Most of the Colorado’s flow originates in its Upper Basin, but most of the water is consumed downstream in Arizona, Nevada and California, an imbalance that promises to foment friction among water users as the feds finalize an overall Drought Contingency Plan gleaned from the various state proposals, which are due by Jan. 31.
Absent cutbacks to deliveries to the Lower Basin, a day could come when water managers may have little choice but to lower the waters that have inundated Utah’s Glen Canyon for the past half-century. Already much of the lakebed is exposed, opening countless side canyons to daylight and severely narrowing options for recreational boating.
Green and red buoys direct pilots where to point their bows to stay in safe water, while up-lake marinas have been left high and dry. The tiny shelled carcasses of an invasive mussel called quagga blanket the ground, still clinging to rocky outcrops — as if waiting for the waters to return.
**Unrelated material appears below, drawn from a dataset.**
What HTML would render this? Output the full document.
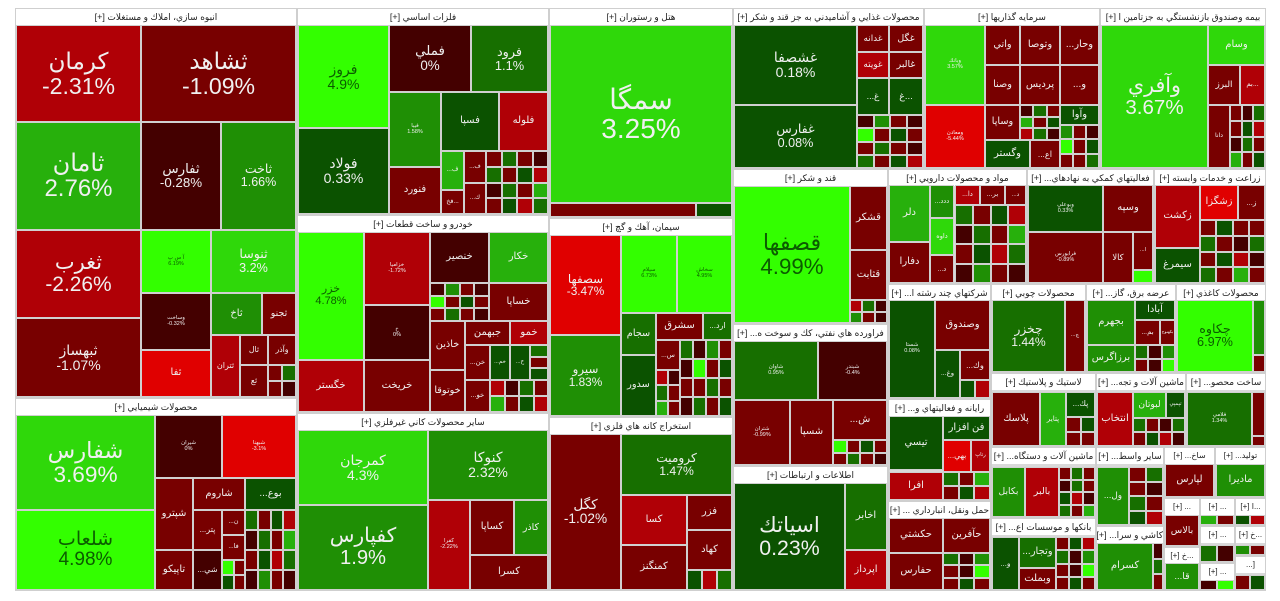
<!DOCTYPE html>
<html><head><meta charset="utf-8">
<style>
html,body{margin:0;padding:0;background:#fff;}
#map{position:relative;width:1280px;height:601px;overflow:hidden;background:#fff;font-family:"Liberation Sans","DejaVu Sans",sans-serif;}
.sec{position:absolute;box-sizing:border-box;background:#d9d9d9;border:1px solid #cfcfcf;}
.hdr{position:absolute;left:0;right:0;top:0;height:16px;background:#fff;color:#222;font-size:9px;line-height:16px;text-align:center;white-space:nowrap;overflow:hidden;direction:rtl;}
.t{position:absolute;box-sizing:border-box;border:1px solid #d0d0d0;display:flex;flex-direction:column;align-items:center;justify-content:center;overflow:hidden;text-align:center;line-height:1.05;white-space:nowrap;}
</style></head><body>
<div id="map"></div>
<script>
const sectorTitles=["انبوه سازي، املاك و مستغلات [+]","محصولات شيميايي [+]","فلزات اساسي [+]","خودرو و ساخت قطعات [+]","ساير محصولات كاني غيرفلزي [+]","هتل و رستوران [+]","سيمان، آهك و گچ [+]","استخراج كانه هاي فلزي [+]","محصولات غذايي و آشاميدني به جز قند و شكر [+]","سرمايه گذاريها [+]","بيمه وصندوق بازنشستگي به جزتامين ا [+]","قند و شكر [+]","فراورده هاي نفتي، كك و سوخت ه... [+]","اطلاعات و ارتباطات [+]","مواد و محصولات دارويي [+]","فعاليتهاي كمكي به نهادهاي... [+]","زراعت و خدمات وابسته [+]","شركتهاي چند رشته ا... [+]","محصولات چوبي [+]","عرضه برق، گاز... [+]","محصولات كاغذي [+]","لاستيك و پلاستيك [+]","ماشين آلات و تجه... [+]","ساخت محصو... [+]","رايانه و فعاليتهاي و... [+]","حمل ونقل، انبارداري ... [+]","ماشين آلات و دستگاه... [+]","بانكها و موسسات اع... [+]","ساير واسط... [+]","كاشي و سرا... [+]","ساخ... [+]","توليد... [+]","... [+]","... [+]","...ا [+]","... [+]","...خ [+]","...خ [+]","... [+]","[..."];
const sectorRects=[[15,8,296,397],[15,398,296,590],[297,8,548,214],[297,215,548,412],[297,413,548,590],[549,8,732,217],[549,218,732,416],[549,417,732,590],[733,8,923,168],[924,8,1099,168],[1100,8,1265,168],[733,169,887,323],[733,324,887,465],[733,466,887,590],[888,169,1026,283],[1027,169,1153,283],[1154,169,1265,283],[888,284,990,398],[991,284,1085,372],[1086,284,1175,372],[1176,284,1265,372],[991,373,1095,446],[1096,373,1185,446],[1186,373,1265,446],[888,399,990,500],[888,501,990,590],[991,447,1095,517],[991,518,1095,590],[1096,447,1163,525],[1096,526,1163,590],[1164,447,1214,497],[1215,447,1265,497],[1164,498,1199,546],[1200,498,1234,525],[1235,498,1265,525],[1200,526,1234,562],[1235,526,1265,555],[1164,547,1199,590],[1200,563,1234,590],[1235,556,1265,590]];
const tileNames=["كرمان","ثشاهد","ثامان","ثفارس","ثاخت","ثغرب","ثبهساز","آ س پ","ثنوسا","وساخت","ثاخ","ثجنو","ثفا","ثتران","ثال","وآذر","ثع",
"شفارس","شلعاب","شيران","شبهنا","شپترو","تاپيكو","شاروم","...بوع","...پتر","...ن","...فا","...شي",
"فروز","فولاد","فملي","فرود","فيبا","فسپا","فلوله","...ف","...ف","فخ...","...ك","فنورد",
"خزر","خگستر","خزامیا","خ","خريخت","خنصير","خكار","خساپا","خاذين","جبهمن","خمو","...خن","...خم","...خ","خوتوقا","...خو",
"كمرجان","كفپارس","كنوكا","كفرا","كساپا","كاذر","كسرا",
"سمگا","هتل","رستوران",
"سصفها","سيلام","سخاش","سيرو","سجام","سشرق","...ارد","...س","سدور",
"كگل","كروميت","كسا","فزر","كهاد","كمنگنز",
"غشصفا","غفارس","غدانه","غگل","غويته","غالبر","...غ","غ...",
"وبانك","ومعادن","واتي","وتوصا","...وحار","وصنا","پرديس","...و","وساپا","وآوا","وگستر","...اع",
"وآفري","وسام","البرز","بم...","دانا",
"قصفها","قشكر","قثابت",
"شاوان","شبندر","شتران","شسپا","...ش",
"اسياتك","اخابر","اپرداز",
"دلر","...ددد","داوه","دفارا","...د","...دا","...بر","...د",
"وبوعلي","وسپه","فرابورس","كالا","...ا",
"زكشت","زشگزا","...ز","سيمرغ",
"شستا","وصندوق","...وغ","...وك",
"چخزر","...چ",
"بجهرم","آبادا","...بم","بكهنوج","برزاگرس",
"چكاوه","چفيبر","چكارن",
"پلاسك","پتاير","...پك",
"انتخاب","لبوتان","تپمپي",
"فلامي","فجر",
"تيسي","فن افزار","...بهي","رتاپ","افرا",
"حكشتي","حفارس","حآفرين",
"بكابل","بالبر",
"...و","...وتجار","وبملت",
"...ول",
"كسرام",
"لپارس","ماديرا","بالاس","...قا"];
const tileChanges=[-2.31,-1.09,2.76,-0.28,1.66,-2.26,-1.07,6.19,3.2,-0.32,2.4,-0.6,-5.8,-2.0,-0.7,-0.9,-0.5,
3.69,4.98,0,-3.1,-0.9,-1.2,-0.9,0.2,-0.8,-0.6,-1.0,-0.4,
4.9,0.33,0,1.1,1.58,0.4,-2.2,2.5,-1.2,-0.6,-0.5,-0.9,
4.78,-1.77,-1.72,0,-0.6,-0.44,2.8,-0.9,-1.3,-0.7,-2.4,-0.6,0.3,0.4,-1.1,-0.5,
4.3,1.9,2.32,-2.22,-0.8,2.1,-0.9,
3.25,-0.5,0.3,
-3.47,6.73,4.95,1.83,0.5,-0.8,0.6,-0.5,0.3,
-1.02,1.47,-2.8,-0.6,-0.8,-0.7,
0.18,0.08,-0.6,-0.7,-2.3,-0.8,0.3,0.4,
3.57,-5.44,-0.6,-1.2,-0.7,-0.6,-0.7,-0.5,-0.8,0.3,0.4,-0.9,
3.67,3.7,-0.8,-2.4,-0.8,
4.99,-0.6,-0.7,
0.95,-0.4,-0.99,-1.3,-0.6,
0.23,0.6,-2.5,
2.5,2.2,3.0,-1.0,-0.6,-2.4,-0.7,-1.1,
0.33,-1.3,-0.89,-0.7,-0.8,
-2.0,-3.2,-0.8,0.4,
0.08,-0.6,0.3,-0.7,
1.44,-0.9,
1.8,0.4,-0.7,-1.2,2.2,
6.97,1.6,-0.8,
-1.18,2.6,0.4,
-2.9,2.7,0.4,
1.34,-0.8,
0.13,0.4,-3.0,-2.6,-2.7,
-1.3,-0.8,-0.9,
1.6,-2.4,
0.4,0.5,-0.9,
2.1,
1.99,
-1.0,1.5,-1.1,1.6];
const tileRects=[[16,25,141,122],[141,25,296,122],[16,122,141,230],[141,122,221,230],[221,122,296,230],[16,230,141,318],[16,318,141,397],[141,230,211,293],[211,230,296,293],[141,293,211,350],[211,293,262,335],[262,293,296,335],[141,350,211,397],[211,335,240,397],[240,335,268,365],[268,335,296,365],[240,365,268,397],
[16,415,155,510],[16,510,155,590],[155,415,222,478],[222,415,296,478],[155,478,193,550],[155,550,193,590],[193,478,245,510],[245,478,296,510],[193,510,222,550],[222,510,245,535],[222,535,245,560],[193,550,222,590],
[298,25,389,128],[298,128,389,214],[389,25,471,92],[471,25,548,92],[389,92,441,167],[441,92,499,151],[499,92,548,151],[441,151,464,190],[464,151,486,183],[441,190,464,214],[464,183,486,214],[389,167,441,214],
[298,232,364,360],[298,360,364,412],[364,232,430,305],[364,305,430,360],[364,360,430,412],[430,232,489,283],[489,232,548,283],[489,283,548,321],[430,321,465,370],[465,321,510,345],[510,321,548,345],[465,345,490,380],[490,345,510,380],[510,345,530,380],[430,370,465,412],[465,380,490,412],
[298,430,428,505],[298,505,428,590],[428,430,548,500],[428,500,470,590],[470,500,514,555],[514,500,548,555],[470,555,548,590],
[550,25,732,203],[550,203,696,217],[696,203,732,217],
[550,235,621,335],[621,235,677,313],[677,235,732,313],[550,335,621,416],[621,313,656,355],[656,313,703,340],[703,313,732,340],[656,340,680,370],[621,355,656,416],
[550,434,621,590],[621,434,732,495],[621,495,687,545],[687,495,732,530],[687,530,732,570],[621,545,687,590],
[734,25,857,105],[734,105,857,168],[857,25,889,52],[889,25,923,52],[857,52,889,78],[889,52,923,78],[857,78,889,115],[889,78,923,115],
[925,25,985,105],[925,105,985,168],[985,25,1020,65],[1020,25,1060,65],[1060,25,1099,65],[985,65,1020,105],[1020,65,1060,105],[1060,65,1099,105],[985,105,1020,140],[1060,105,1099,125],[985,140,1030,168],[1030,140,1060,168],
[1101,25,1208,168],[1208,25,1265,65],[1208,65,1240,105],[1240,65,1265,105],[1208,105,1230,168],
[734,186,850,323],[850,186,887,250],[850,250,887,300],
[734,341,818,400],[818,341,887,400],[734,400,790,465],[790,400,833,465],[833,400,887,440],
[734,483,845,590],[845,483,887,550],[845,550,887,590],
[889,185,930,242],[930,185,954,218],[930,218,954,255],[889,242,930,283],[930,255,954,283],[955,185,980,205],[980,185,1005,205],[1005,185,1026,205],
[1028,185,1103,232],[1103,185,1153,232],[1028,232,1103,283],[1103,232,1133,283],[1133,232,1153,270],
[1155,185,1200,248],[1200,185,1238,220],[1238,185,1265,220],[1155,248,1200,283],
[889,300,935,398],[935,300,990,350],[935,350,960,398],[960,350,990,380],
[992,300,1065,372],[1065,300,1085,372],
[1087,300,1135,345],[1135,300,1175,320],[1135,320,1160,345],[1160,320,1175,345],[1087,345,1135,372],
[1177,300,1253,372],[1253,300,1265,355],[1253,355,1265,372],
[992,392,1040,446],[1040,392,1066,446],[1066,392,1095,417],
[1097,392,1133,446],[1133,392,1166,418],[1166,392,1185,418],
[1187,392,1252,446],[1252,392,1265,436],
[889,416,943,470],[943,416,990,440],[943,440,971,472],[971,440,990,472],[889,472,943,500],
[889,518,943,553],[889,553,943,590],[943,518,990,553],
[992,467,1025,517],[1025,467,1059,517],
[992,537,1019,590],[1019,537,1056,568],[1019,568,1056,590],
[1097,467,1129,525],
[1097,543,1153,590],
[1165,464,1214,497],[1216,464,1265,497],[1165,515,1199,546],[1165,563,1199,590]];
const fillChanges=[-0.5,0.6,-1.2,-0.3,1.2,-0.8,0.3,-2.1,-0.4,0.9,-1.0,2.8,-0.6,0.2,-1.5,0.5,-0.2,1.6,-0.9,-0.3,4.8,-0.7,0.4,-1.1];
const fillRects=[[268,365,296,397],[245,510,296,590],[222,560,245,590],[486,151,548,214],[430,283,489,321],[530,345,548,380],[490,380,548,412],[680,340,732,416],[656,370,680,416],[687,570,732,590],[857,115,923,168],[1020,105,1060,140],[1060,125,1099,168],[1230,105,1265,168],[850,300,887,323],[833,440,887,465],[955,205,1026,283],[1133,270,1153,283],[1200,220,1265,283],[960,380,990,398],[1135,345,1175,372],[1066,417,1095,446],[1133,418,1185,446],[943,472,990,500],[943,553,990,590],[1059,467,1095,517],[1056,537,1095,590],[1129,467,1163,525],[1153,543,1163,590],[1200,515,1234,525],[1235,515,1265,525],[1200,545,1234,562],[1235,545,1265,555],[1200,580,1234,590],[1235,575,1265,590],[1252,436,1265,446]];

function col(c){
  if(c>=4.5)return"#33ff00"; if(c>=3.0)return"#2fd80a"; if(c>=2.5)return"#27b00c";
  if(c>=1.5)return"#1f8f05"; if(c>=0.5)return"#176f00"; if(c>0)return"#0b5200";
  if(c>-0.5)return"#440000"; if(c>-1.5)return"#780000"; if(c>-3)return"#b00006"; return"#e00000";
}
const map=document.getElementById('map');
sectorRects.forEach((r,i)=>{
  const s=document.createElement('div');s.className='sec';
  
  
  Object.assign(s.style,{left:r[0]+'px',top:r[1]+'px',width:(r[2]-r[0]+1)+'px',height:(r[3]-r[1]+1)+'px'});
  const h=document.createElement('div');h.className='hdr';h.textContent=sectorTitles[i];
  
  
  if(r[2]-r[0]<60)h.style.fontSize='8px';
  s.appendChild(h);map.appendChild(s);
});
function tile(r,c,name,showPct){
  const w=r[2]-r[0],h=r[3]-r[1],area=w*h;
  const d=document.createElement('div');d.className='t';
  
  
  Object.assign(d.style,{left:r[0]+'px',top:r[1]+'px',width:w+'px',height:h+'px',background:col(c),color:c>=4.5?'#0b5c00':'#f0f0f0'});
  if(name && h>=18){
    let fs,pct=showPct;
    if(area>=11000){fs=Math.min(w/5.2,h/4.2,28);}
    else if(area>=5000){fs=Math.min(w/6,h/5,14);}
    else if(area>=3500 && w>=40 && h>=40){fs=5.5;}
    else {fs=Math.min(10,w/3.6,h/1.6);pct=false;}
    if(fs>=4){
      d.style.fontSize=fs+'px';
      const n=document.createElement('div');n.textContent=name;d.appendChild(n);
      if(pct){const p=document.createElement('div');p.textContent=c+'%';d.appendChild(p);}
    }
  }
  map.appendChild(d);
}
tileRects.forEach((r,i)=>tile(r,tileChanges[i],tileNames[i],true));
let k=0;
fillRects.forEach(r=>{
  const w=r[2]-r[0],h=r[3]-r[1];
  const cols=Math.max(1,Math.min(4,Math.round(w/14))),rows=Math.max(1,Math.min(4,Math.round(h/14)));
  for(let a=0;a<rows;a++)for(let b=0;b<cols;b++){
    const x1=r[0]+Math.round(b*w/cols),x2=r[0]+Math.round((b+1)*w/cols);
    const y1=r[1]+Math.round(a*h/rows),y2=r[1]+Math.round((a+1)*h/rows);
    tile([x1,y1,x2,y2],fillChanges[k%fillChanges.length],'',false);k++;
  }
});
</script>
</body></html>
Buoys at Hite, the ghost town where the Dirty Devil and the Colorado used to enter the lake, are tethered to ground that is nowhere near water. A half-mile hike across sun-cracked sediments deposited by the receding lake now separates the boat ramp from the river.
These sediments washing down countless tributaries are slowly filling the pool behind Glen Canyon Dam.
This process, which Hynek, the USGS hydrologist, is studying, reveals the limited life span of the reservoir named for John Wesley Powell, the 19th-century explorer who devoted his scientific career to warning about the limits of the arid West to support civilization.